La derrota del conocimiento
No hay mal que por bien no venga. Los términos, si no irreverentes, al menos minimalistas con los que la presidenta de la Comunidad de Madrid se refirió al Papa, "un católico que habla español", suscitaron una efervescencia de devoción papal en medios periodísticos en los que, a decir de Elisa Beni, que conoce bien el género, "la mayoría son ateos o por lo menos agnósticos". Contraste ejemplar el de un ateo llamándole "Santo Padre" al "católico hispanoparlante" de la presidenta Ayuso.
Hubo ateo que fue más lejos llamándole al Papa "el Sumo Pontífice de Roma", como si hubiera otro en Aviñón. Y tal vez sin darse cuenta de que el de Pontífice (constructor de puentes) es un título pagano, de origen imperial: solo el emperador podía autorizar la construcción de puentes sin que los ríos, que eran divinidades, montaran en cólera y se llevaran los puentes por delante.
En cincuenta millones calcula Iñaki López, acorazado de La Sexta flota, los indígenas masacrados por los españoles. "Norteamérica, sin México, debía de contar con menos de un millón de habitantes, y no mucho más Sudamérica, dejando aparte el Perú. Por consiguiente, en el momento del descubrimiento podemos decir que el Nuevo Mundo estaba casi despoblado". Lo afirma L. Hertling, historiador alemán. Pero los progres parece que se sirven del censo del P. de Las Casas mejorado por Tezanos.

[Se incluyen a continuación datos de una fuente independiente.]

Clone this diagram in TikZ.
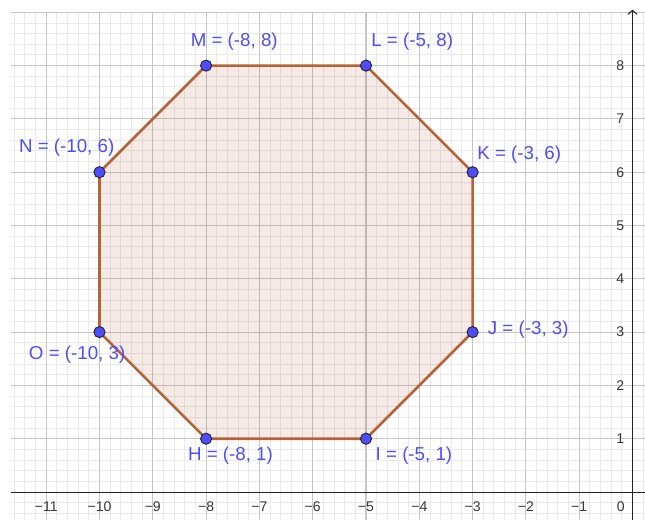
\documentclass[tikz,border=0pt]{standalone}
\usepackage{fontspec}
\setmainfont{Liberation Sans}
\usetikzlibrary{arrows.meta}
\definecolor{ptblue}{RGB}{77,77,255}
\definecolor{polyedge}{RGB}{182,98,54}
\definecolor{polyfill}{RGB}{153,51,0}
\definecolor{gridmaj}{RGB}{198,198,198}
\definecolor{gridmin}{RGB}{234,234,234}
\definecolor{axiscol}{RGB}{37,37,37}
\definecolor{ticklab}{RGB}{55,55,55}
\tikzset{
  minorgrid/.style={draw=gridmin, line width=0.5pt},
  majorgrid/.style={draw=gridmaj, line width=0.55pt},
  axisline/.style={draw=axiscol, line width=0.55pt},
  polyside/.style={draw=polyedge, line width=1.4pt, line join=round},
  polyarea/.style={fill=polyfill, fill opacity=0.1},
  ptdot/.style={circle, fill=ptblue, draw=black!85, line width=0.5pt, minimum size=0.21cm, inner sep=0pt},
  ptlabel/.style={anchor=base west, inner sep=0pt, text=ptblue, font=\fontsize{10}{12}\selectfont},
  xticklab/.style={anchor=north, inner sep=0pt, text=ticklab, font=\fontsize{7.5}{9}\selectfont},
  yticklab/.style={anchor=east, inner sep=0pt, text=ticklab, font=\fontsize{7.5}{9}\selectfont},
}
\begin{document}
\begin{tikzpicture}
\useasboundingbox (-11.867,-0.5066) rectangle (0.2345,9.231);
\clip (-11.867,-0.5066) rectangle (0.2345,9.231);
% grid
\draw[minorgrid] (-11.66,-0.52) grid[step=0.2] (0.24,9.001);
\draw[majorgrid] (-11.66,-0.52) grid[step=1] (0.24,9.001);
% axes
\coordinate (xa0) at (-11.66,0);
\coordinate (xa1) at (0.24,0);
\coordinate (ya0) at (0,-0.52);
\coordinate (ya1) at (0,9.05);
\draw[axisline] (xa0) -- (xa1);
\draw[axisline, -{Straight Barb[length=0.075cm,width=0.17cm]}] (ya0) -- (ya1);
% tick labels
\foreach \x [evaluate=\x as \ax using int(-\x)] in {-11,...,-1}
  \node[xticklab] (tx\ax) at (\x,-0.17) {−\ax};
\node[xticklab, anchor=north east] (tx0) at (-0.14,-0.17) {0};
\foreach \y in {1,...,8}
  \node[yticklab] (ty\y) at (-0.15,\y) {\y};
% vertices
\coordinate (H) at (-8,1);
\coordinate (I) at (-5,1);
\coordinate (J) at (-3,3);
\coordinate (K) at (-3,6);
\coordinate (L) at (-5,8);
\coordinate (M) at (-8,8);
\coordinate (N) at (-10,6);
\coordinate (O) at (-10,3);
\fill[polyarea] (H) -- (I) -- (J) -- (K) -- (L) -- (M) -- (N) -- (O) -- cycle;
\draw[polyside] (H) -- (I) -- (J) -- (K) -- (L) -- (M) -- (N) -- (O) -- cycle;
\foreach \p in {H,I,J,K,L,M,N,O}
  \node[ptdot] (d\p) at (\p) {};
% labels
\node[ptlabel] (lM) at (-8.295,8.355) {M = (-8, 8)};
\node[ptlabel] (lL) at (-4.907,8.355) {L = (-5, 8)};
\node[ptlabel] (lK) at (-2.918,6.242) {K = (-3, 6)};
\node[ptlabel] (lJ) at (-2.72,2.959) {J = (-3, 3)};
\node[ptlabel] (lH) at (-8.346,0.600) {H = (-8, 1)};
\node[ptlabel] (lI) at (-4.825,0.600) {I = (-5, 1)};
\node[ptlabel] (lN) at (-11.516,6.373) {N = (-10, 6)};
\node[ptlabel] (lO) at (-11.33,2.477) {O = (-10, 3)};
\end{tikzpicture}
\end{document}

Carlos Cué, estrella fija en el firmamento de "El País", denuncia que los conquistadores desembarcaron en el Nuevo Mundo "con todos los gérmenes que llevaban encima". Sin mascarillas y sin respetar la distancia social; sin dejar en la taquilla del camarote el paquete de bacterias de dos kilos y pico que la naturaleza nos asigna per cápita. Como para no pedir perdón. Si el Descubrimiento lo hubiese organizado el Grupo Pisa, otro gallo cantaría. Juan Luis Cebrián, pionero en esta yincana de perdones y arrepentimientos en la que hasta el Papa quiso correr su pequeño sprint, ya se arrepentía de "la insidiosa Reconquista" en 2006.
Isabel la Católica le paró los pies a Cristóbal Colón, que pretendía regalarle esclavos: los habitantes de los nuevos territorios son "súbditos libres de la Corona". Como los castellanos. Los primeros dominicos desembarcan en La Española en la temprana fecha de 1510. Unos meses después, firman un manifiesto denunciando los gravísimos abusos de los colonos, que suscita las iras de las fuerzas vivas presididas por el hijo de Colón. Los frailes viajan a España por su cuenta, se hacen escuchar del viejo rey Fernando y, de una comisión de teólogos y juristas, salen las Leyes de Burgos, 1512, que son la primera declaración universal de derechos humanos: derechos inherentes a la persona, con independencia de nacionalidad, religión o raza.
La Iglesia y la Corona se erigen desde el principio en el escudo protector de las poblaciones autóctonas. La Iglesia y la Corona: demasiado pedir que la izquierda reconozca algo positivo en el haber histórico de la Iglesia y de la Corona; prefiere servirse de la leyenda negra como si la hubieran hecho de encargo para ella. Solo una amalgama espesa de prejuicios e ignorancia impide reconocer la bondad relativa de la colonización española en comparación con las demás. Pero quién de entre esa tropa "busca la verdad para contarla" (Brandlee).
El presidente de México tendría que sentir vergüenza de presidir un país convertido, al cabo de 200 años de independencia, en un sangriento bebedero de patos en el que los narco-capos practican sacrificios humanos como los mexicas antes de la llegada de Cortés. A quien tendría que pedir cuentas es al "vecino del Norte", que les merendó la mitad del territorio y ahora no los deja ni poner en él el pie.